Foreign direct investment in China declined for the first time in three years in 2012, official data showed on Wednesday, amid economic turmoil in developed markets and a slowdown at home.

But Chinese direct investment overseas surged almost 30 percent from the previous year, with analysts saying that firms were increasingly looking to expand abroad as space for growth in China shrank.

FDI, which excludes financial sectors, into China declined 3.7 percent to $111.72 billion last year from 2011, the commerce ministry announced.

It slipped from an all-time high of $116 billion recorded in 2011 and was the first year-on-year decrease since 2009, according to previous figures.

Ministry spokesman Shen Danyang said, meanwhile, that in 2012, Chinese directly invested $77.22 billion overseas in non-financial sectors in 141 countries and regions, an increase of 28.6 percent from the year before.

Overseas investment is set to exceed inbound FDI in coming years as Chinese firms expand abroad due to overcapacity and limited room for growth at home, and as foreign companies cut back in China due to rising costs, an analyst said.

"It is very likely that China will become a (net) capital exporting country," Shen Jianguang, an economist with Mizuho Securities Asia Limited, told AFP, adding he expects that to happen in two to three years.

"Overseas investment is a relatively fast way for Chinese companies to obtain technology and a share of foreign markets."

The investment figures come after China's economy slowed throughout most of 2012, while developed economies such as the United States, the European Union and Japan largely remained weak.

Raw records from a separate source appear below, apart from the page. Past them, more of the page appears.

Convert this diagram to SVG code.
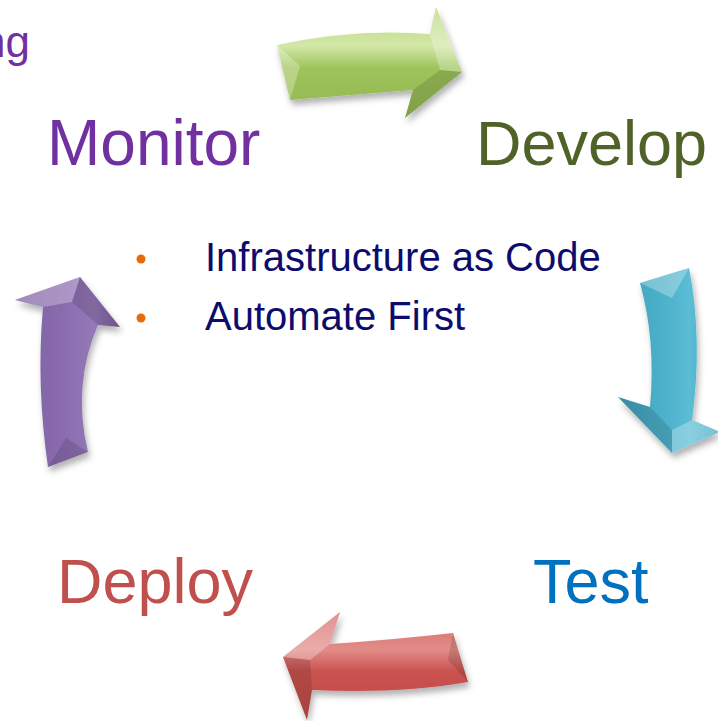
<svg xmlns="http://www.w3.org/2000/svg" width="718" height="721" viewBox="0 0 718 721">
  <style>
    .stage { font-family: "Liberation Sans", Arial, sans-serif; }
    .bullet { font-family: "Liberation Sans", Arial, sans-serif; font-size: 40px; fill: #0c0c6e; }
    .dot { fill: #e46c0a; }
    .facet-lt { fill: #ffffff; opacity: 0.28; }
    .facet-dk { fill: #000000; opacity: 0.12; }
  </style>
  <defs>
    <filter id="shadow" x="-20%" y="-20%" width="140%" height="150%">
      <feDropShadow dx="2" dy="5" stdDeviation="3" flood-color="#000" flood-opacity="0.3"/>
    </filter>
    <linearGradient id="gGreen" x1="0" y1="0" x2="0" y2="1">
      <stop offset="0" stop-color="#b7d67a"/>
      <stop offset="0.35" stop-color="#d3e8a8"/>
      <stop offset="0.55" stop-color="#9ec35a"/>
      <stop offset="1" stop-color="#93b753"/>
    </linearGradient>
    <linearGradient id="gTeal" x1="0" y1="0" x2="1" y2="0">
      <stop offset="0" stop-color="#3ea0ba"/>
      <stop offset="0.5" stop-color="#4fb3cc"/>
      <stop offset="0.7" stop-color="#5bbdd5"/>
      <stop offset="1" stop-color="#45a8c2"/>
    </linearGradient>
    <linearGradient id="gPurple" x1="0" y1="0" x2="1" y2="0">
      <stop offset="0" stop-color="#7c5fa0"/>
      <stop offset="0.5" stop-color="#8b6db0"/>
      <stop offset="0.75" stop-color="#9479b8"/>
      <stop offset="1" stop-color="#7d61a1"/>
    </linearGradient>
    <linearGradient id="gRed" x1="0" y1="0" x2="0" y2="1">
      <stop offset="0" stop-color="#d46a67"/>
      <stop offset="0.35" stop-color="#e28c88"/>
      <stop offset="0.55" stop-color="#c9524f"/>
      <stop offset="1" stop-color="#c04c49"/>
    </linearGradient>
  </defs>

  <rect width="718" height="721" fill="#ffffff"/>

  <!-- cycle arrows -->
  <g id="connectors">
    <g id="arrow-develop" filter="url(#shadow)">
      <path d="M277,45 Q355,28 430,34 L436,7 L462,72 L405,118 L413,90 Q350,95 290,100 Z" fill="url(#gGreen)"/>
      <path class="facet-lt" d="M277,45 L290,100 L300,66 Z"/>
      <path class="facet-lt" d="M436,7 L462,72 L440,70 L430,34 Z"/>
      <path class="facet-dk" d="M462,72 L405,118 L413,90 L440,70 Z"/>
    </g>
    <g id="arrow-test" filter="url(#shadow)">
      <path d="M640,283 L689,268 Q703,340 692,420 L720,432 L672,453 L618,397 L650,407 Q656,340 640,283 Z" fill="url(#gTeal)"/>
      <path class="facet-lt" d="M640,283 L689,268 L672,298 Z"/>
      <path class="facet-dk" d="M618,397 L650,407 L672,430 L672,453 Z"/>
      <path class="facet-lt" d="M692,420 L720,432 L672,453 L672,430 Z"/>
    </g>
    <g id="arrow-deploy" filter="url(#shadow)">
      <path d="M453,633 Q390,640 330,644 L340,612 L283,657 L307,720 L312,690 Q400,694 468,682 Z" fill="url(#gRed)"/>
      <path class="facet-dk" d="M453,633 L468,682 L448,660 Z"/>
      <path class="facet-lt" d="M340,612 L283,657 L310,660 L330,644 Z"/>
      <path class="facet-dk" d="M283,657 L307,720 L312,690 L310,660 Z"/>
    </g>
    <g id="arrow-monitor" filter="url(#shadow)">
      <path d="M48,467 Q36,385 43,307 L15,300 L80,277 L120,327 L98,325 Q72,385 88,452 Z" fill="url(#gPurple)"/>
      <path class="facet-lt" d="M15,300 L80,277 L72,302 L43,307 Z"/>
      <path class="facet-dk" d="M80,277 L120,327 L98,325 L72,302 Z"/>
      <path class="facet-dk" d="M48,467 L88,452 L66,438 Z"/>
    </g>
  </g>

  <!-- stage labels -->
  <g id="node-monitoring">
    <text class="stage" x="30" y="57" text-anchor="end" font-size="44" fill="#7030a0">ng</text>
  </g>
  <g id="node-monitor">
    <text class="stage" x="47" y="165" font-size="64" fill="#7030a0">Monitor</text>
  </g>
  <g id="node-develop">
    <text class="stage" x="476" y="165" font-size="63" fill="#4f6228">Develop</text>
  </g>
  <g id="node-test">
    <text class="stage" x="533" y="603" font-size="63" fill="#0070c0">Test</text>
  </g>
  <g id="node-deploy">
    <text class="stage" x="57" y="603" font-size="63" fill="#c0504d">Deploy</text>
  </g>

  <!-- principles -->
  <g id="node-principles">
    <circle class="dot" cx="141" cy="259" r="4.5"/>
    <text class="bullet" x="205" y="271">Infrastructure as Code</text>
    <circle class="dot" cx="141" cy="318" r="4.5"/>
    <text class="bullet" x="205" y="330">Automate First</text>
  </g>
</svg>
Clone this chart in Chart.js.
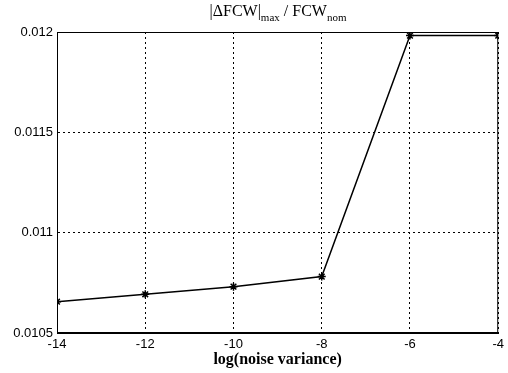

For the month of December FDI into China also fell, slipping 4.5 percent from the same month in 2011 to $11.7 billion, the commerce ministry said.

Economic growth in China has declined for seven straight quarters through the three months ended September, though recent positive signs have led economists to expect a rebound in the fourth quarter and this year.

GDP growth figures for the fourth quarter and all of 2012 are scheduled to be released on Friday.

The median forecasts in surveys of economists by AFP are for growth of 7.8 percent in the fourth quarter and 7.7 percent in 2012. Economists polled also expect the economy to grow 8 percent in 2013.

The lion's share of FDI into China comes from 10 Asian countries and economies including Japan, Taiwan and Hong Kong. That figure declined 4.8 percent last year to $95.74 billion, the ministry said.

Investment from the European Union fell 3.8 percent to $6.11 billion, the ministry said.

But investment from the United States and Japan increased.

Inflows from the US gained 4.5 percent to $3.12 billion, while those from Japan increased 16.3 percent to $7.38 billion.

"The growth momentum of investment from some developed countries including the United States and Japan was good," the ministry said in a statement.

However, growth of investment from Japan last year slowed from the 33.2 percent gain recorded in 2011 amid a spiralling dispute between Beijing and Tokyo over uninhabited islands in the East China Sea.

Shen, the ministry spokesman, downplayed the overall decline in FDI, saying a study by the ministry did not find foreign investment leaving the country on a large scale.

"We still actively encourage foreign investment", he said, adding that China has been the largest foreign investment host nation among developing countries for 20 consecutive years.

In 2013, the ministry will "keep fundamental policies on foreign investment stable and the overall size of FDI stable", he said.